We were told that a lot of the biting they will grow out of, its a lot to do with age and teething but its more about setting boundaries now of what is and isn't acceptable and not encouraging the biting.
Putting toys in him mouth for biting rather then out hands hehe!
Anyhow it is all a learning curve, ask around, read up on it and try and find something that works for you...it can be really frustrating but i'm glad to read this as I now feel like its a normal behaviour not that my puppy is maniac!!!! :D
 
I'm so relieved! Our Jordi is 3 months old and a very active baby. We spend a few hours a day away from him as we both work. When we get home, at first he's really sweet, then moves on to biting and growling, sometimes he bites very, very hard :( We try to distract him with a toy, we ask him to be gentle, we make pain noises when he bites too hard. As soon as he growls we put him in a crate for some time out, but he is still very persistent! My only consolation is that he has stopped biting our feet & trousers, now it' s "only" our hands.
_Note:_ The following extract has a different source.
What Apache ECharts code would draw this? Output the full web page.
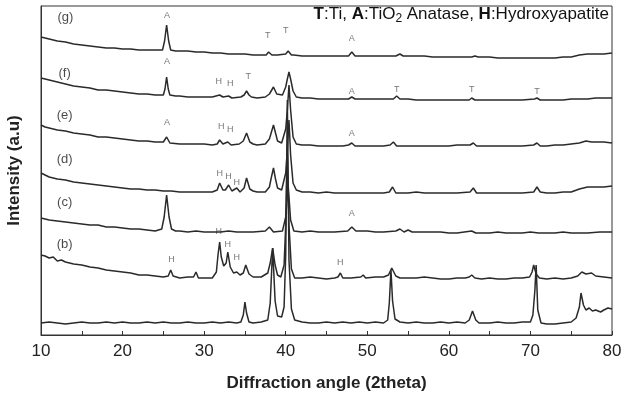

I hope he grows out of it, because it's not fun to put him away when you really want to spend as much time as possible with him. I will read the article & try it out :xfngr:

But like I said, I'm relieved it's normal puppy behaviour and not unusual :rah:
 
Harvey bites a lot but if he has your hand he usually bites carefully to see if there is a reaction from it before biting harder. Usually we yelp loudly and ignore him for a few minutes and he goes to find a toy to play with. We are fed up as he is 5 months old and although we are seeing a slight improvement it would be nicer if he just wouldn't do it. There is one funny thing though, his canine teeth have fallen out (we managed to save one) so although the replacements are on the way up at the moment he can't cause any pain to us ha ha... We have been told it is like teething with a baby and when his big teeth are through and not bothering him he will stop... we'll see.